PROBLEM:
Quote the listing in full, exactly as given, minus any pictures.
### DATA ###
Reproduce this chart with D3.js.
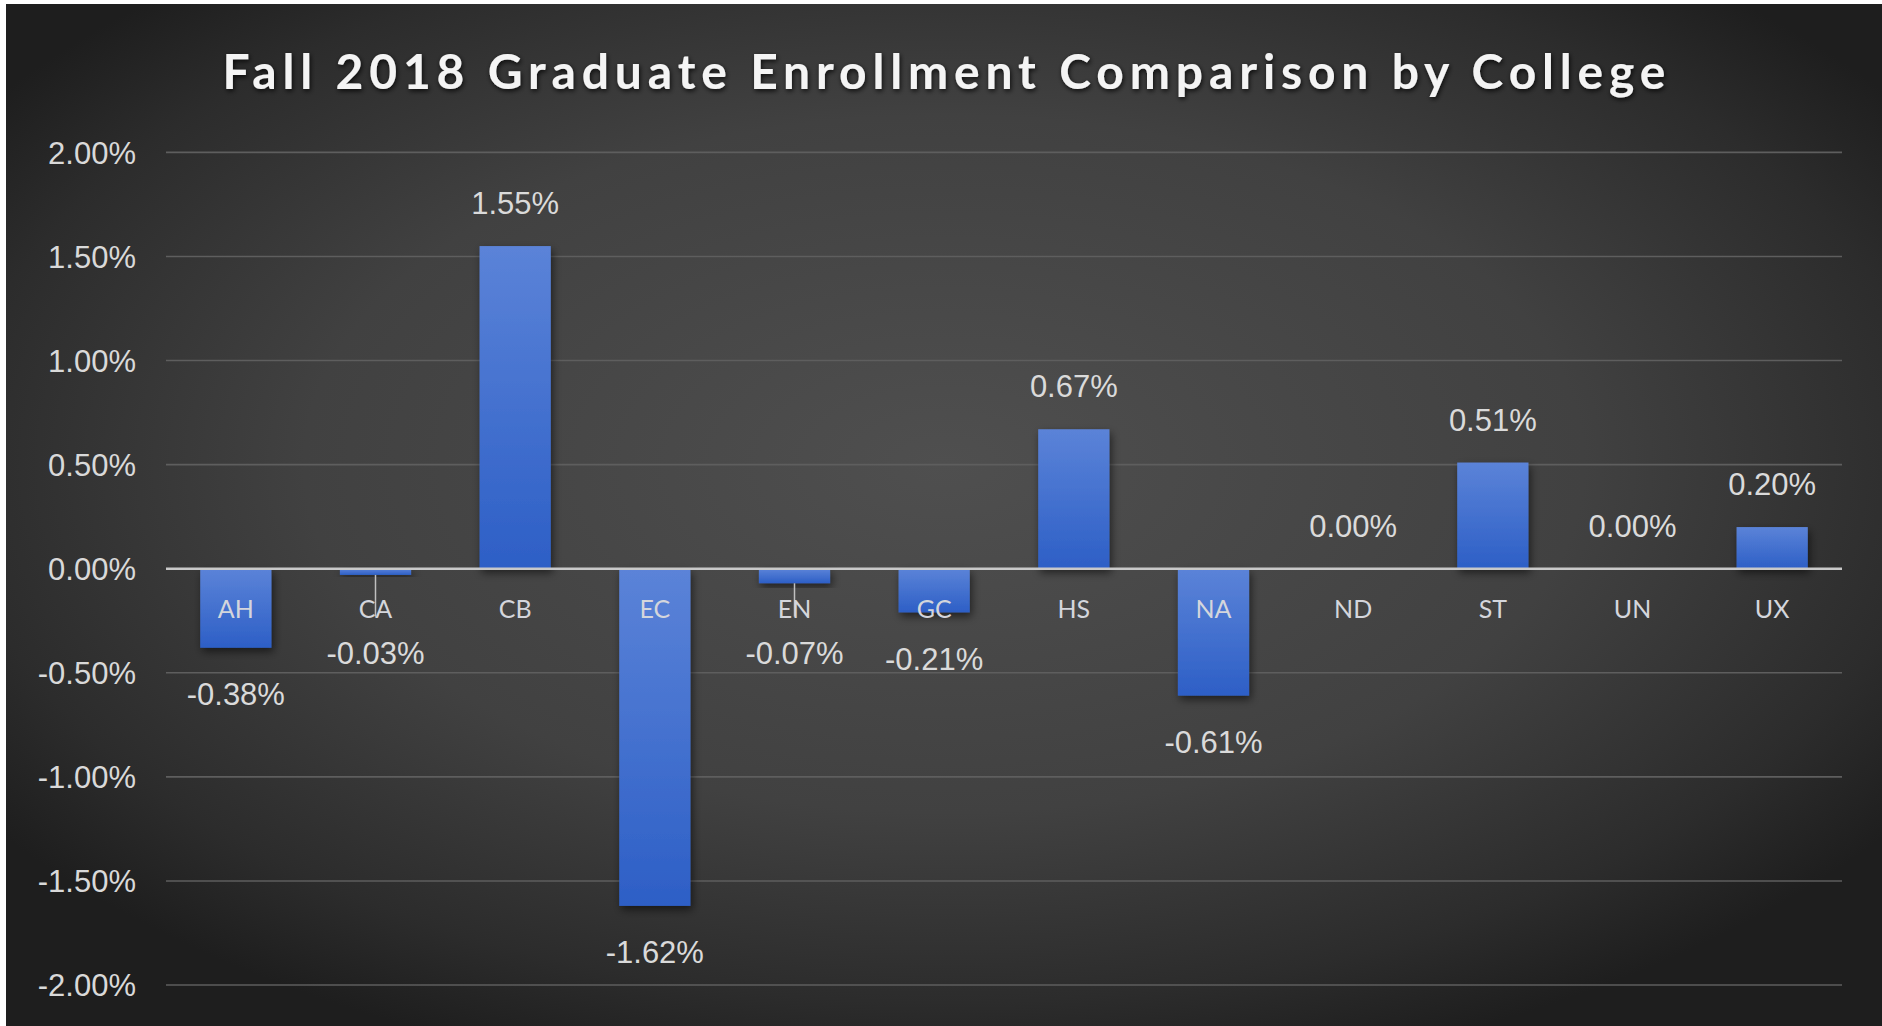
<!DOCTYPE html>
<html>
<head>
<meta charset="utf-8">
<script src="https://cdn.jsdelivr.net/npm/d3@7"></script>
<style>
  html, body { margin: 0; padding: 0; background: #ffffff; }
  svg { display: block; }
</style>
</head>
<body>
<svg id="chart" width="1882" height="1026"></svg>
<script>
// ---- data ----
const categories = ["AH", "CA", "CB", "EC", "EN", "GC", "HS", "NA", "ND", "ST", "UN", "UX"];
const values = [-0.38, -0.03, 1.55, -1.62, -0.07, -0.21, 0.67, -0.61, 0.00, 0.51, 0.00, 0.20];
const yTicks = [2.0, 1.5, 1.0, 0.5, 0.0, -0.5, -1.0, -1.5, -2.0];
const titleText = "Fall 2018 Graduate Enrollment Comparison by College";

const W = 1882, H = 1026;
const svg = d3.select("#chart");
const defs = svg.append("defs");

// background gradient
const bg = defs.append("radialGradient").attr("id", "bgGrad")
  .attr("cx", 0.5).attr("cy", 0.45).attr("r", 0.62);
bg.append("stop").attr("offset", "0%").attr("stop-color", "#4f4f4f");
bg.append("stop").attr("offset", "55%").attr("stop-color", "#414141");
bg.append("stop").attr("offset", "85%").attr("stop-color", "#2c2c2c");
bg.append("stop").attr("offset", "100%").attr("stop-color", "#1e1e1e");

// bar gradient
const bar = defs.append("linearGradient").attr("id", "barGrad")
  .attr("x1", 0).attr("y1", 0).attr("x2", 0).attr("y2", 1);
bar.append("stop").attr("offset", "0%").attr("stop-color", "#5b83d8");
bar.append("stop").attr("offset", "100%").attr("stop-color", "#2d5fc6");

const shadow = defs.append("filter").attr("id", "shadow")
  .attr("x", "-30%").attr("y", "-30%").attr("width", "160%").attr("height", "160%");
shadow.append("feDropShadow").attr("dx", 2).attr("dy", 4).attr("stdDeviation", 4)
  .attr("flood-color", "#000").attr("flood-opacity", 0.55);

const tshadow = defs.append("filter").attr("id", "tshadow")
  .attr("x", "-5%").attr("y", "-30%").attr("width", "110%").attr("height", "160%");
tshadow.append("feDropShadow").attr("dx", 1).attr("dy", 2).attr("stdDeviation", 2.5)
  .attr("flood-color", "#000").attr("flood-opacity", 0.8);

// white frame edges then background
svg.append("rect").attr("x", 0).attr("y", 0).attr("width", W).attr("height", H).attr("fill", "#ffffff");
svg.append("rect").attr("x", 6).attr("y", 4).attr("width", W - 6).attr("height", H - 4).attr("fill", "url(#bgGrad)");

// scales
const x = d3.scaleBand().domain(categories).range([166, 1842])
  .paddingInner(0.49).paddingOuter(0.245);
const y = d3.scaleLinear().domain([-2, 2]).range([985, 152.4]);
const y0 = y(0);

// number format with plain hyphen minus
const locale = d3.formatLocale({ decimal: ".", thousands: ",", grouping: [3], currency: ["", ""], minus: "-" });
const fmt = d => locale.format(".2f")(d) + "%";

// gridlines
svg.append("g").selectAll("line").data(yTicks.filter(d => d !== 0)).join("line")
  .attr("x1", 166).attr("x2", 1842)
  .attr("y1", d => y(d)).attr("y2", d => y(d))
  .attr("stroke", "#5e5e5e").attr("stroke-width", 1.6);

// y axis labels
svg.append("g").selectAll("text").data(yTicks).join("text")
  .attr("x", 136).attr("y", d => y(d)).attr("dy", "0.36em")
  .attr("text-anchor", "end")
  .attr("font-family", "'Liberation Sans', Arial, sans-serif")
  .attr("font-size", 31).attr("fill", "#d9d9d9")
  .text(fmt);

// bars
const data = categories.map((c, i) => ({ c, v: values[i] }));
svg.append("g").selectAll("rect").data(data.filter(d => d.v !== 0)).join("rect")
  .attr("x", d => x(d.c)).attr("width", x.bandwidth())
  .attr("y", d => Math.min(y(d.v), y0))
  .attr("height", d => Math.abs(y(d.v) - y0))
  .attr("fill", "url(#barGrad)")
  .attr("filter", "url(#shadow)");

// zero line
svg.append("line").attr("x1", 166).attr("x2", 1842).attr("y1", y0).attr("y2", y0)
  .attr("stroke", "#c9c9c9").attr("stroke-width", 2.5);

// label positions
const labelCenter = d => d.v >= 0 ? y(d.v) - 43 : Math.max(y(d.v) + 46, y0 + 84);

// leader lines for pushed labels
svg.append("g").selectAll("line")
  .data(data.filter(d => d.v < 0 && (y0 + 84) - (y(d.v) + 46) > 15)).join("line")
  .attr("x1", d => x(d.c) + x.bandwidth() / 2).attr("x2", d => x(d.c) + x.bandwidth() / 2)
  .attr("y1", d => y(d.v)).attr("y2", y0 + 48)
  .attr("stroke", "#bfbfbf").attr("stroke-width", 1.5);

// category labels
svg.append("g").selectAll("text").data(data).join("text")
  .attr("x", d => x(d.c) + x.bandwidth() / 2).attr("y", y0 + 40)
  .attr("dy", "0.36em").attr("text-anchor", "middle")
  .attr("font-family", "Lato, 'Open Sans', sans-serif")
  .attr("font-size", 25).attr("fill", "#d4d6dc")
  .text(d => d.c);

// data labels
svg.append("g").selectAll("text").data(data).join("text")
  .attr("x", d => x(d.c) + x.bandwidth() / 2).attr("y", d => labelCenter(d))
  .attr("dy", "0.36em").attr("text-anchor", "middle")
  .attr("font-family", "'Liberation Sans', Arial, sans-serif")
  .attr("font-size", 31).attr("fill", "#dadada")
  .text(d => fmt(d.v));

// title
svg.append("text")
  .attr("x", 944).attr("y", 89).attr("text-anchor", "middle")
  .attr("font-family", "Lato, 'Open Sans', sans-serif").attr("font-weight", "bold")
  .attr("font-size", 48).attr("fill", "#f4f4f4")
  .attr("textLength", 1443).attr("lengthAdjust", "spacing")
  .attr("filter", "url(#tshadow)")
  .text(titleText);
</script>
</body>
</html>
###
RESULT OF THIS TASK:
Reproduce this chart with D3.js.
<!DOCTYPE html>
<html>
<head>
<meta charset="utf-8">
<script src="https://cdn.jsdelivr.net/npm/d3@7"></script>
<style>
  html, body { margin: 0; padding: 0; background: #ffffff; }
  svg { display: block; }
</style>
</head>
<body>
<svg id="chart" width="1882" height="1026"></svg>
<script>
// ---- data ----
const categories = ["AH", "CA", "CB", "EC", "EN", "GC", "HS", "NA", "ND", "ST", "UN", "UX"];
const values = [-0.38, -0.03, 1.55, -1.62, -0.07, -0.21, 0.67, -0.61, 0.00, 0.51, 0.00, 0.20];
const yTicks = [2.0, 1.5, 1.0, 0.5, 0.0, -0.5, -1.0, -1.5, -2.0];
const titleText = "Fall 2018 Graduate Enrollment Comparison by College";

const W = 1882, H = 1026;
const svg = d3.select("#chart");
const defs = svg.append("defs");

// background gradient
const bg = defs.append("radialGradient").attr("id", "bgGrad")
  .attr("cx", 0.5).attr("cy", 0.45).attr("r", 0.62);
bg.append("stop").attr("offset", "0%").attr("stop-color", "#4f4f4f");
bg.append("stop").attr("offset", "55%").attr("stop-color", "#414141");
bg.append("stop").attr("offset", "85%").attr("stop-color", "#2c2c2c");
bg.append("stop").attr("offset", "100%").attr("stop-color", "#1e1e1e");

// bar gradient
const bar = defs.append("linearGradient").attr("id", "barGrad")
  .attr("x1", 0).attr("y1", 0).attr("x2", 0).attr("y2", 1);
bar.append("stop").attr("offset", "0%").attr("stop-color", "#5b83d8");
bar.append("stop").attr("offset", "100%").attr("stop-color", "#2d5fc6");

const shadow = defs.append("filter").attr("id", "shadow")
  .attr("x", "-30%").attr("y", "-30%").attr("width", "160%").attr("height", "160%");
shadow.append("feDropShadow").attr("dx", 2).attr("dy", 4).attr("stdDeviation", 4)
  .attr("flood-color", "#000").attr("flood-opacity", 0.55);

const tshadow = defs.append("filter").attr("id", "tshadow")
  .attr("x", "-5%").attr("y", "-30%").attr("width", "110%").attr("height", "160%");
tshadow.append("feDropShadow").attr("dx", 1).attr("dy", 2).attr("stdDeviation", 2.5)
  .attr("flood-color", "#000").attr("flood-opacity", 0.8);

// white frame edges then background
svg.append("rect").attr("x", 0).attr("y", 0).attr("width", W).attr("height", H).attr("fill", "#ffffff");
svg.append("rect").attr("x", 6).attr("y", 4).attr("width", W - 6).attr("height", H - 4).attr("fill", "url(#bgGrad)");

// scales
const x = d3.scaleBand().domain(categories).range([166, 1842])
  .paddingInner(0.49).paddingOuter(0.245);
const y = d3.scaleLinear().domain([-2, 2]).range([985, 152.4]);
const y0 = y(0);

// number format with plain hyphen minus
const locale = d3.formatLocale({ decimal: ".", thousands: ",", grouping: [3], currency: ["", ""], minus: "-" });
const fmt = d => locale.format(".2f")(d) + "%";

// gridlines
svg.append("g").selectAll("line").data(yTicks.filter(d => d !== 0)).join("line")
  .attr("x1", 166).attr("x2", 1842)
  .attr("y1", d => y(d)).attr("y2", d => y(d))
  .attr("stroke", "#5e5e5e").attr("stroke-width", 1.6);

// y axis labels
svg.append("g").selectAll("text").data(yTicks).join("text")
  .attr("x", 136).attr("y", d => y(d)).attr("dy", "0.36em")
  .attr("text-anchor", "end")
  .attr("font-family", "'Liberation Sans', Arial, sans-serif")
  .attr("font-size", 31).attr("fill", "#d9d9d9")
  .text(fmt);

// bars
const data = categories.map((c, i) => ({ c, v: values[i] }));
svg.append("g").selectAll("rect").data(data.filter(d => d.v !== 0)).join("rect")
  .attr("x", d => x(d.c)).attr("width", x.bandwidth())
  .attr("y", d => Math.min(y(d.v), y0))
  .attr("height", d => Math.abs(y(d.v) - y0))
  .attr("fill", "url(#barGrad)")
  .attr("filter", "url(#shadow)");

// zero line
svg.append("line").attr("x1", 166).attr("x2", 1842).attr("y1", y0).attr("y2", y0)
  .attr("stroke", "#c9c9c9").attr("stroke-width", 2.5);

// label positions
const labelCenter = d => d.v >= 0 ? y(d.v) - 43 : Math.max(y(d.v) + 46, y0 + 84);

// leader lines for pushed labels
svg.append("g").selectAll("line")
  .data(data.filter(d => d.v < 0 && (y0 + 84) - (y(d.v) + 46) > 15)).join("line")
  .attr("x1", d => x(d.c) + x.bandwidth() / 2).attr("x2", d => x(d.c) + x.bandwidth() / 2)
  .attr("y1", d => y(d.v)).attr("y2", y0 + 48)
  .attr("stroke", "#bfbfbf").attr("stroke-width", 1.5);

// category labels
svg.append("g").selectAll("text").data(data).join("text")
  .attr("x", d => x(d.c) + x.bandwidth() / 2).attr("y", y0 + 40)
  .attr("dy", "0.36em").attr("text-anchor", "middle")
  .attr("font-family", "Lato, 'Open Sans', sans-serif")
  .attr("font-size", 25).attr("fill", "#d4d6dc")
  .text(d => d.c);

// data labels
svg.append("g").selectAll("text").data(data).join("text")
  .attr("x", d => x(d.c) + x.bandwidth() / 2).attr("y", d => labelCenter(d))
  .attr("dy", "0.36em").attr("text-anchor", "middle")
  .attr("font-family", "'Liberation Sans', Arial, sans-serif")
  .attr("font-size", 31).attr("fill", "#dadada")
  .text(d => fmt(d.v));

// title
svg.append("text")
  .attr("x", 944).attr("y", 89).attr("text-anchor", "middle")
  .attr("font-family", "Lato, 'Open Sans', sans-serif").attr("font-weight", "bold")
  .attr("font-size", 48).attr("fill", "#f4f4f4")
  .attr("textLength", 1443).attr("lengthAdjust", "spacing")
  .attr("filter", "url(#tshadow)")
  .text(titleText);
</script>
</body>
</html>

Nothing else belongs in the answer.